Il mare Mediterraneo che circonda la nostra Penisola si è salvato, almeno per ora, dalle trivellazioni selvagge. Il controverso articolo 22 del decreto Monti è stato cancellato ieri “in extremis”: sono sparite le norme che avrebbero semplificato le attività di prospezione, ricerca e coltivazione di petrolio e gas in mare dentro le aree protette e in un raggio di12 miglia dalla costa. Il Wwf, però, in un rapporto pubblicato ieri, alla vigilia della manifestazione nazionale “Più verde, meno nero”, organizzata per oggi a Monopoli, in Puglia, denuncia un vero e proprio “Far West” delle trivellazioni sul territorio italiano. Come si legge nel documento del Wwf, nel nostro Paese “c’è poco petrolio e di scarsa qualità; a terra è localizzato in aree densamente urbanizzate e in mare è nei pressi di coste altamente popolate e che presentano spesso alti valori culturali e ambientali da tutelare”.
Cosa spinge allora grandi compagnie petrolifere a venire in Italia se i margini di profitto non sono sicuri e si rischiano conflitti con altri soggetti economici, gli abitanti e le autorità locali? Il rapporto del Wwf parla chiaro: “La cosa si spiega solo se consideriamo che l’Italia è una sorta di Far West, in cui vige un regime fiscale smaccatamente favorevole alle aziende che operano nell’estrazione di idrocarburi liquidi e gassosi”. Come rileva l’associazione ambientalista, su 136 concessioni per la “coltivazione” in terra di idrocarburi liquidi e gassosi attive in Italia nel 2010, solo in 21 casi sono state pagate le royalty (imposte sullo sfruttamento del territorio) alle amministrazioni pubbliche e, su 70 coltivazioni in mare, solo in 28 casi sono state pagate. Nel2010, in definitiva, delle imprese petrolifere che operano in Italia solo 5 hanno pagato le royalty (ENI, Shell, Edison, Gas Plus Italiana ed ENI/Mediterranea idrocarburi).
“Grazie a questo amplissimo sistema di esenzioni, di aliquote sul prodotto e di canoni di concessione bassissimi ed una serie di agevolazioni e incentivi, la nostra Penisola e le sue acque sono oggetto di una ricerca sovradimensionata di oro nero o di gas”, denuncia il WWF. Solo nel 2011 sono state 82 le richieste e i permessi per la ricerca di gas e petrolio in mare (74 dei quali nelle regioni del Centro-Sud e 39 nella sola Sicilia) registrati dal Ministero dello Sviluppo Economico. Le istanze di ricerca e i permessi di ricerca in terra presentati nello stesso anno sono stati invece 204 (89 al Nord, 61 al Sud, e 54 nel Centro Italia).

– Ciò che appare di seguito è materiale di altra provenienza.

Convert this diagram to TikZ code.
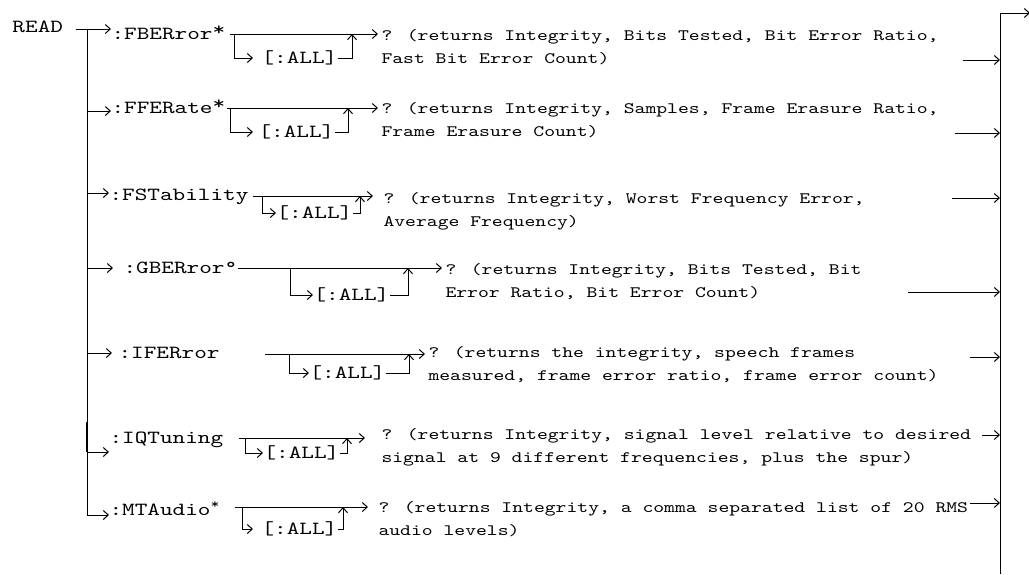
\documentclass[tikz,border=0pt]{standalone}
\usepackage{fontspec}
\newfontfamily\courfont{lmmono10-regular}[Extension=.otf, FakeStretch=1.3]
\usetikzlibrary{arrows.meta}
\newcommand{\hstar}{\raisebox{3.5pt}{*}}

\begin{document}
\begin{tikzpicture}[x=1pt, y=-1pt, line width=1pt,
  cmd/.style={font=\courfont\fontsize{18.5}{22}\selectfont, inner sep=0pt, anchor=base west},
  opt/.style={font=\courfont\fontsize{18.5}{22}\selectfont, inner sep=0pt, anchor=west},
  ret/.style={font=\courfont\fontsize{15.9}{23}\selectfont, align=left, inner xsep=3pt, inner ysep=0pt, anchor=base west},
  arr/.style={-{Straight Barb[length=5pt, width=9pt]}}]

  \useasboundingbox (0,0) rectangle (1029,574);

  % Trunk and bus
  \node[cmd] (read) at (12,32) {READ};
  \coordinate (t1) at (87,29);
  \coordinate (t2) at (87,111);
  \coordinate (t3) at (87,193);
  \coordinate (t4) at (87,268);
  \coordinate (t5) at (87,353);
  \coordinate (t6) at (87,452);
  \coordinate (t7) at (87,515);
  \coordinate (bustop) at (1000,13);
  \coordinate (busbot) at (1000,574);
  \coordinate (busout) at (1030,13);
  \draw (t1) -- (t7);
  \draw[line width=2pt] (87,422) -- (t6);
  \draw[arr] (busbot) -- (bustop) -- (busout);

  % :FBERror*
  \node[cmd] (c1) at (111,39) {:FBERror\hstar};
  \node[opt] (o1) at (261,58) {[:ALL]};
  \node[ret] (r1) at (378,63) {? (returns Integrity, Bits Tested, Bit Error Ratio,\\Fast Bit Error Count)};
  \coordinate (m1) at (230,34);
  \coordinate (b1) at (234,34);
  \coordinate (u1) at (352,34);
  \coordinate (s1) at (963,60);
  \draw[arr, shorten <=12pt] (read.east |- t1) -- (t1 -| c1.west);
  \draw[arr] (m1) -- (m1 -| r1.west);
  \draw[arr, shorten >=8pt] (b1) |- (o1.west);
  \draw[arr] (o1.east) -| (u1);
  \draw[arr] (s1) -- (s1 -| bustop);

  % :FFERate*
  \node[cmd] (c2) at (111,113) {:FFERate\hstar};
  \node[opt] (o2) at (258,132) {[:ALL]};
  \node[ret] (r2) at (378,136) {? (returns Integrity, Samples, Frame Erasure Ratio,\\Frame Erasure Count)};
  \coordinate (m2) at (227,108);
  \coordinate (b2) at (230,108);
  \coordinate (u2) at (348,108);
  \coordinate (s2) at (955,133);
  \draw[arr] (t2) -- (t2 -| c2.west);
  \draw[arr] (m2) -- (m2 -| r2.west);
  \draw[arr, shorten >=5pt] (b2) |- (o2.west);
  \draw[arr] (o2.east) -| (u2);
  \draw[arr] (s2) -- (s2 -| bustop);

  % :FSTability
  \node[cmd] (c3) at (109,200) {:FSTability};
  \node[opt] (o3) at (276,213) {[:ALL]};
  \node[ret] (r3) at (380,226) {? (returns Integrity, Worst Frequency Error,\\Average Frequency)};
  \coordinate (m3) at (253,196);
  \coordinate (b3) at (262,196);
  \coordinate (u3) at (360,196);
  \coordinate (s3) at (952,198);
  \draw[arr] (t3) -- (t3 -| c3.west);
  \draw[arr, shorten >=7pt] (m3) -- (m3 -| r3.west);
  \draw[arr] (b3) |- (o3.west);
  \draw[arr] (o3.east) -| (u3);
  \draw[arr] (s3) -- (s3 -| bustop);

  % :GBERror
  \node[cmd] (c4) at (123,273) {:GBERror°};
  \node[opt] (o4) at (313,295) {[:ALL]};
  \node[ret] (r4) at (442,297) {? (returns Integrity, Bits Tested, Bit\\Error Ratio, Bit Error Count)};
  \coordinate (m4) at (238,268);
  \coordinate (b4) at (290,268);
  \coordinate (u4) at (408,268);
  \coordinate (s4) at (908,292);
  \draw[arr, shorten >=10pt] (t4) -- (t4 -| c4.west);
  \draw[arr] (m4) -- (m4 -| r4.west);
  \draw[arr] (b4) |- (o4.west);
  \draw[arr] (o4.east) -| (u4);
  \draw[arr] (s4) -- (s4 -| bustop);

  % :IFERror
  \node[cmd] (c5) at (118,358) {:IFERror};
  \node[opt] (o5) at (309,373) {[:ALL]};
  \node[ret] (r5) at (425,380) {? (returns the integrity, speech frames\\measured, frame error ratio, frame error count)};
  \coordinate (m5) at (265,354);
  \coordinate (b5) at (289,354);
  \coordinate (u5) at (409,354);
  \coordinate (s5) at (970,357);
  \draw[arr, shorten >=6pt] (t5) -- (t5 -| c5.west);
  \draw[arr] (m5) -- (m5 -| r5.west);
  \draw[arr] (b5) |- (o5.west);
  \draw[arr] (o5.east) -| (u5);
  \draw[arr] (s5) -- (s5 -| bustop);

  % :IQTuning
  \node[cmd] (c6) at (109,443) {:IQTuning};
  \node[opt] (o6) at (263,453) {[:ALL]};
  \node[ret] (r6) at (378,462) {? (returns Integrity, signal level relative to desired\\signal at 9 different frequencies, plus the spur)};
  \coordinate (m6) at (239,438);
  \coordinate (b6) at (245,438);
  \coordinate (u6) at (347,438);
  \coordinate (s6) at (982,435);
  \draw[arr] (t6) -- (t6 -| c6.west);
  \draw[arr, shorten >=13pt] (m6) -- (m6 -| r6.west);
  \draw[arr] (b6) |- (o6.west);
  \draw[arr] (o6.east) -| (u6);
  \draw[arr] (s6) -- (s6 -| bustop);

  % :MTAudio*
  \node[cmd] (c7) at (109,515) {:MTAudio\textsuperscript{*}};
  \node[opt] (o7) at (261,529) {[:ALL]};
  \node[ret] (r7) at (375,535) {? (returns Integrity, a comma separated list of 20 RMS\\audio levels)};
  \coordinate (m7) at (235,507);
  \coordinate (b7) at (242,507);
  \coordinate (u7) at (343,507);
  \coordinate (s7) at (970,503);
  \draw[arr] (t7) -- (t7 -| c7.west);
  \draw[arr, shorten >=7pt] (m7) -- (m7 -| r7.west);
  \draw[arr, shorten >=8pt] (b7) |- (o7.west);
  \draw[arr] (o7.east) -| (u7);
  \draw[arr] (s7) -- (s7 -| bustop);

\end{tikzpicture}
\end{document}
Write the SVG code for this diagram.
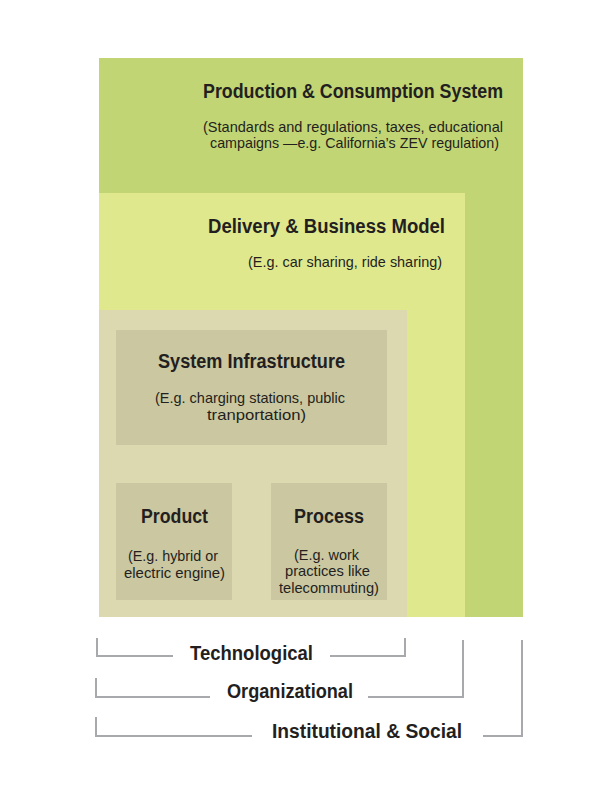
<svg xmlns="http://www.w3.org/2000/svg" width="600" height="794" viewBox="0 0 600 794">
<style>
text{font-family:"Liberation Sans",Arial,sans-serif;fill:#231f20}
.t{font-weight:bold;font-size:20px}
.s{font-size:15px}
.l{font-weight:bold;font-size:19.5px}
.br{fill:none;stroke:#a7a9ac;stroke-width:2}
</style>
<rect width="600" height="794" fill="#ffffff"/>
<g id="production-consumption">
<rect x="99" y="58" width="424" height="559" fill="#c2d574"/>
<text class="t" x="203" y="98" textLength="300" lengthAdjust="spacingAndGlyphs">Production &amp; Consumption System</text>
<text class="s" x="203" y="132" textLength="300" lengthAdjust="spacingAndGlyphs">(Standards and regulations, taxes, educational</text>
<text class="s" x="210" y="148" textLength="289" lengthAdjust="spacingAndGlyphs">campaigns —e.g. California’s ZEV regulation)</text>
</g>
<g id="delivery-business">
<rect x="99" y="193" width="366" height="424" fill="#e0e88e"/>
<text class="t" x="208" y="233" textLength="237" lengthAdjust="spacingAndGlyphs">Delivery &amp; Business Model</text>
<text class="s" x="248" y="267" textLength="194" lengthAdjust="spacingAndGlyphs">(E.g. car sharing, ride sharing)</text>
</g>
<g id="technological">
<rect x="99" y="310" width="308" height="307" fill="#dcd8b0"/>
</g>
<g id="system-infrastructure">
<rect x="116" y="330" width="271" height="115" fill="#cbc7a0"/>
<text class="t" x="158" y="368" textLength="187" lengthAdjust="spacingAndGlyphs">System Infrastructure</text>
<text class="s" x="155" y="403" textLength="190" lengthAdjust="spacingAndGlyphs">(E.g. charging stations, public</text>
<text class="s" x="207" y="420" textLength="99" lengthAdjust="spacingAndGlyphs">tranportation)</text>
</g>
<g id="product">
<rect x="116" y="483" width="116" height="117" fill="#cbc7a0"/>
<text class="t" x="141" y="523" textLength="67" lengthAdjust="spacingAndGlyphs">Product</text>
<text class="s" x="128" y="561" textLength="90" lengthAdjust="spacingAndGlyphs">(E.g. hybrid or</text>
<text class="s" x="124" y="578" textLength="101" lengthAdjust="spacingAndGlyphs">electric engine)</text>
</g>
<g id="process">
<rect x="271" y="483" width="116" height="117" fill="#cbc7a0"/>
<text class="t" x="294" y="523" textLength="70" lengthAdjust="spacingAndGlyphs">Process</text>
<text class="s" x="294" y="560" textLength="65" lengthAdjust="spacingAndGlyphs">(E.g. work</text>
<text class="s" x="285" y="576" textLength="85" lengthAdjust="spacingAndGlyphs">practices like</text>
<text class="s" x="279" y="593" textLength="100" lengthAdjust="spacingAndGlyphs">telecommuting)</text>
</g>
<g id="connectors">
<polyline class="br" points="97,638 97,656 173,656"/>
<polyline class="br" points="330,656 405,656 405,638"/>
<polyline class="br" points="96,678 96,697 210,697"/>
<polyline class="br" points="368,697 463,697 463,640"/>
<polyline class="br" points="96,717 96,736 252,736"/>
<polyline class="br" points="483,736 522,736 522,640"/>
</g>
<g id="labels">
<text class="l" x="190" y="660" textLength="123" lengthAdjust="spacingAndGlyphs">Technological</text>
<text class="l" x="227" y="698" textLength="126" lengthAdjust="spacingAndGlyphs">Organizational</text>
<text class="l" x="272" y="738" textLength="190" lengthAdjust="spacingAndGlyphs">Institutional  &amp; Social</text>
</g>
</svg>
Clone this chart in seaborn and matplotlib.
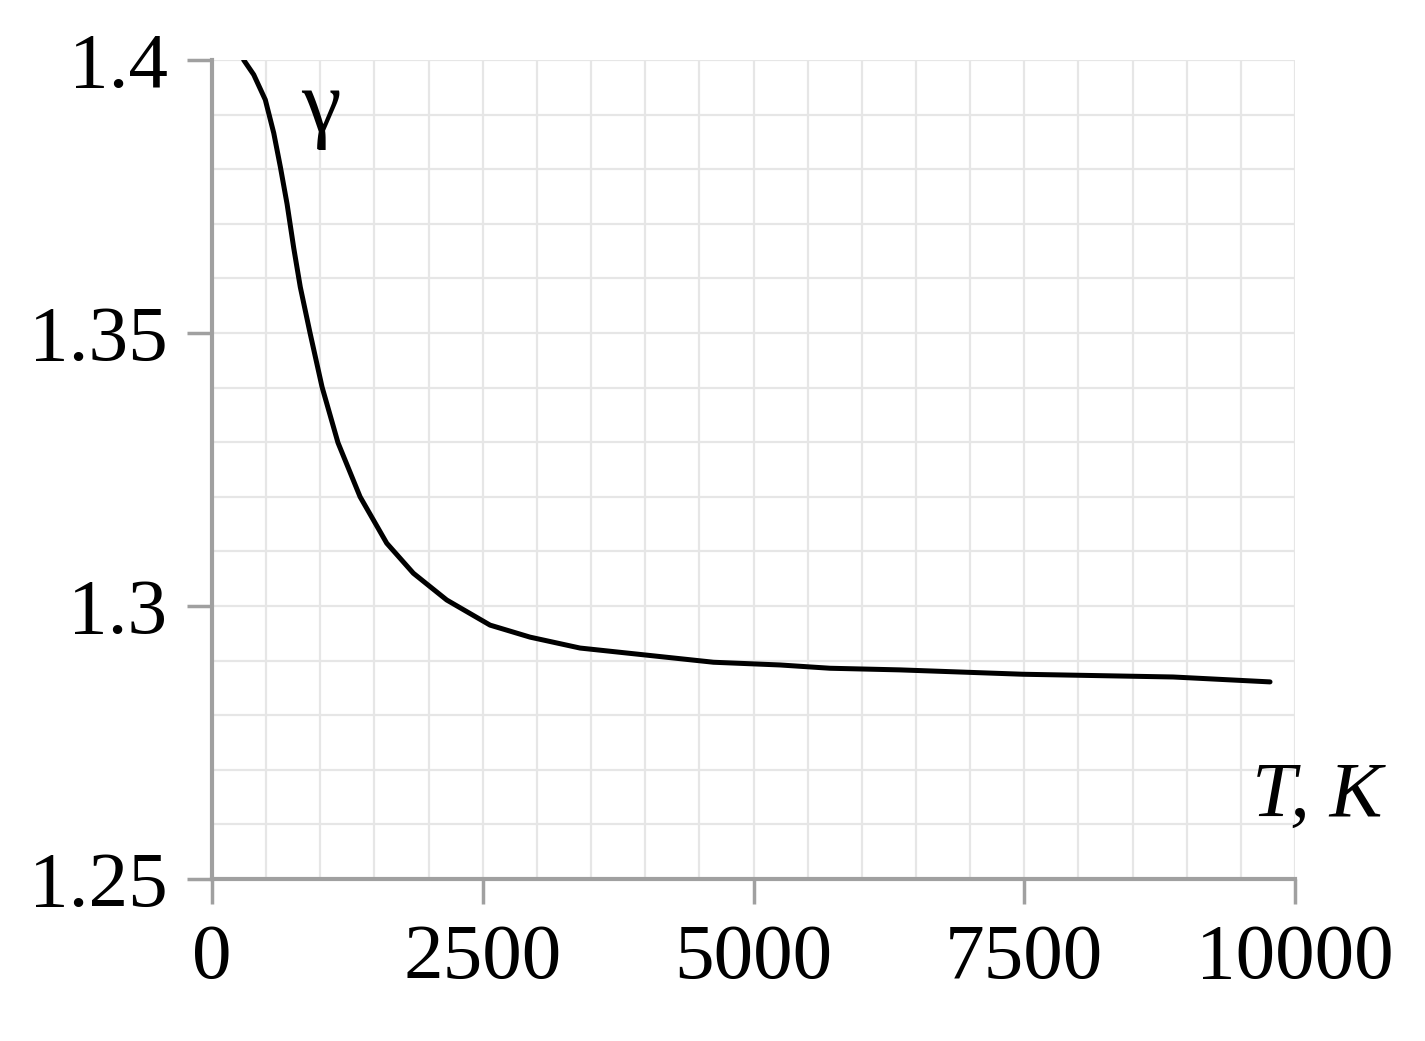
import numpy as np
import pandas as pd
import seaborn as sns
import matplotlib.pyplot as plt
from matplotlib.ticker import MultipleLocator

# temperature, K
temp = [292, 385, 492, 570, 631, 693, 754, 815, 905, 1016, 1163, 1367, 1613,
        1859, 2167, 2567, 2936, 3398, 4014, 4630, 5245, 5706, 6353, 7489,
        8874, 9769]
# adiabatic index
gamma = [1.4000, 1.3973, 1.3927, 1.3866, 1.3804, 1.3736, 1.3656, 1.3584,
         1.3500, 1.3401, 1.3299, 1.3200, 1.3115, 1.3060, 1.3011, 1.2965,
         1.2943, 1.2923, 1.2910, 1.2897, 1.2892, 1.2886, 1.2883, 1.2875,
         1.2870, 1.2861]

xticks = [0, 2500, 5000, 7500, 10000]
yticks = [1.25, 1.3, 1.35, 1.4]
ytick_labels = ["1.25", "1.3", "1.35", "1.4"]

df = pd.DataFrame({"T": temp, "gamma": gamma})

sns.set_style("white")
plt.rcParams["font.family"] = ["Liberation Serif", "DejaVu Serif"]

fig = plt.figure(figsize=(14.25, 10.41), dpi=100)
ax = fig.add_axes([0.1488, 0.1556, 0.9088 - 0.1488, 0.9424 - 0.1556])

sns.lineplot(data=df, x="T", y="gamma", color="black", linewidth=3.6, ax=ax)

ax.set_xlim(0, 10000)
ax.set_ylim(1.25, 1.4)
ax.xaxis.set_minor_locator(MultipleLocator(500))
ax.yaxis.set_minor_locator(MultipleLocator(0.01))
ax.grid(which="both", color="#e6e6e6", linewidth=1.6)
ax.set_axisbelow(True)

ax.set_xticks(xticks)
ax.set_xticklabels([str(t) for t in xticks])
ax.set_yticks(yticks)
ax.set_yticklabels(ytick_labels)
ax.tick_params(axis="both", which="major", labelsize=57, length=18, width=2.5,
               color="#a0a0a0", labelcolor="black", direction="out", pad=14,
               bottom=True, left=True)
ax.tick_params(axis="both", which="minor", length=0)

for s in ["top", "right"]:
    ax.spines[s].set_visible(False)
for s in ["left", "bottom"]:
    ax.spines[s].set_color("#a0a0a0")
    ax.spines[s].set_linewidth(3)

ax.set_xlabel("")
ax.set_ylabel("")

ax.text(1000, 1.391, "γ", fontsize=64, color="black", ha="center", va="center")
ax.text(10200, 1.2650, "T, K", fontsize=57, style="italic", color="black",
        ha="center", va="center", clip_on=False)

fig.savefig("out.png", dpi=100, facecolor="white")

Per far capire quanto le agevolazioni fiscali siano “attrattive” per le società petrolifere, il Wwf fa qualche esempio: le prime 20 mila tonnellate di petrolio prodotte annualmente in terraferma e le prima 50 mila tonnellate di petrolio prodotte in mare, così come quantità corrispondenti di gas estratte da terra e dal sottosuolo marino nel Bel Paese, sono esenti dalle tasse. L’aliquota sull’estrazione di quantità eccedenti le soglie esentasse oscilla tra il 7% e il 4%, a seconda che si tratti di idrocarburi gassosi o liquidi estratti in mare, mentre in terraferma sale al 10% sia per il gas che per il petrolio. Se pensiamo che la media delle aliquote applicate da altri Stati oscilla tra il 20 e l’80% del valore del prodotto estratto, è chiaro che l’Italia rappresenta il Paese del Bengodi per i magnati dell’oro nero.
In tale contesto, sarebbe stato davvero irresponsabile e criminale “liberalizzare” ulteriormente le trivellazioni in mare, ma bisogna essere vigili. Quello che oggi è uscito dalla “porta” del decreto Monti non deve rientrare dalla “finestra” di una futura normativa. Il Wwf ha già pronte delle richieste da fare all’esecutivo e al Parlamento per eliminare le ingiuste esenzioni sulle aliquote e imporre un adeguamento del regime fiscale in materia di ricerca ed estrazione di idrocarburi a quello di Paesi ritenuti “civili”.